With oil prices continuing a downward spiral, there have been plenty of discussions on the future of oil and how its market will be affected by emerging technologies. Despite dropping to less than $40 a barrel for the first time in months, several prominent analysts are expecting some form of turnaround to occur in the near future.
In addition to analyst predictions, the premium for loss protection in the oil market has also dropped, indicating a belief by oil traders that the market has essentially bottomed out and can only go up from here. Despite this rise in confidence, there are a few indicators that a turnaround might not be as forthcoming as predicted. One problem is the time period between July and October, when the demand for crude oil typically lessens due to refining maintenance.

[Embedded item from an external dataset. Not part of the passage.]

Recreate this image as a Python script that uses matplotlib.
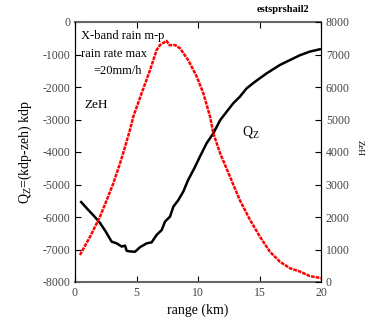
import matplotlib
matplotlib.use("Agg")
import matplotlib.pyplot as plt

plt.rcParams['font.family'] = ['Liberation Serif', 'DejaVu Serif']
plt.rcParams['axes.unicode_minus'] = False

# Q_Z (left axis)
qz_x = [0.5, 1.0, 1.5, 2.03, 2.5, 2.98, 3.39, 3.8, 4.07, 4.2, 4.5, 4.88, 5.28, 5.83,
        6.23, 6.64, 7.05, 7.32, 7.72, 8.0, 8.4, 8.8, 9.2, 9.7, 10.16, 10.7, 11.24,
        11.8, 12.33, 12.87, 13.4, 13.96, 14.63, 15.58, 16.67, 17.48, 18.3, 19.1, 19.9]
qz_y = [-5540, -5750, -5950, -6180, -6450, -6760, -6810, -6910, -6880, -7040, -7060,
        -7070, -6930, -6810, -6780, -6550, -6400, -6140, -5990, -5680, -5480, -5220,
        -4860, -4500, -4140, -3730, -3430, -3020, -2760, -2500, -2300, -2040, -1840,
        -1580, -1320, -1170, -1020, -910, -840]

# ZeH (right axis)
zeh_x = [0.4, 1.22, 2.03, 2.58, 3.12, 3.66, 4.07, 4.47, 4.74, 5.42, 6.1, 6.64, 6.91,
         7.45, 7.67, 8.13, 8.54, 9.2, 9.9, 10.43, 10.98, 11.24, 11.8, 12.6, 13.4,
         14.23, 15.04, 15.85, 16.67, 17.5, 18.3, 19.1, 20.0]
zeh_y = [830, 1390, 2010, 2520, 3040, 3650, 4160, 4680, 5090, 5810, 6520, 7140, 7290,
         7420, 7290, 7290, 7190, 6830, 6320, 5810, 5090, 4580, 3960, 3240, 2520,
         1910, 1390, 930, 620, 420, 320, 180, 120]

fig = plt.figure(figsize=(3.66, 3.2), dpi=100)
ax = fig.add_axes([75/366, 1-282/320, 246/366, 260/320])
ax.plot(qz_x, qz_y, color='black', lw=1.8)
ax.set_xlim(0, 20)
ax.set_ylim(-8000, 0)
ax.set_xticks([0, 5, 10, 15, 20])
ax.set_yticks(range(-8000, 1, 1000))
ax.tick_params(direction='in', labelsize=8.5, labelcolor='#444444', length=4, top=True)
ax.spines['top'].set_color('#666666')
ax.spines['bottom'].set_color('#666666')
ax.spines['top'].set_linewidth(1.5)
ax.spines['bottom'].set_linewidth(1.5)
ax.set_xlabel('range (km)', fontsize=10, labelpad=3)
ax.set_ylabel('Q$_\\mathregular{Z}$=(kdp-zeh) kdp', fontsize=10, labelpad=6)

ax2 = ax.twinx()
ax2.plot(zeh_x, zeh_y, color='red', lw=1.8, ls=(0, (1.5, 0.4)))
ax2.set_ylim(0, 8000)
ax2.set_yticks(range(0, 8001, 1000))
ax2.tick_params(direction='in', labelsize=8.5, labelcolor='#444444', length=4)
ax2.spines['top'].set_visible(False)
ax2.spines['bottom'].set_visible(False)

ax.text(0.45, -250, 'X-band rain m-p', fontsize=9, va='top')
ax.text(0.45, -800, 'rain rate max', fontsize=9, va='top')
ax.text(1.5, -1320, '=20mm/h', fontsize=9, va='top')
ax.text(0.8, -2370, 'ZeH', fontsize=9.5, va='top')
ax.text(13.6, -3150, 'Q$_\\mathregular{Z}$', fontsize=10, va='top')

fig.text(283/366, 1-10/320, 'estsprshail2', fontsize=7.5, fontweight='bold',
         ha='center', va='center')
fig.text(0.972, 1-148/320, 'ZeH', fontsize=6.5, rotation=-90, va='center', ha='left')

fig.savefig('out.png', dpi=100)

Given the oil market’s tendency to move towards a balance between supply and demand, it seems logical that in the near future they will eventually converge. While prices may not rise immediately, it’s reasonable to assume that oil prices will at least rise a moderate amount from their current position. As analysts have noted in the past, oil doesn’t stay below $40 a barrel for very long before it organically recovers on its own. With that in mind, many companies are looking for new buying opportunities to invest in oil before another bump takes place.
While oil may be looking at a rise in the immediate future, it should be noted that this recovery will not last in the long-term. Alternative energy sources and a decline in global oil production will eventually hurt oil prices beyond recovery.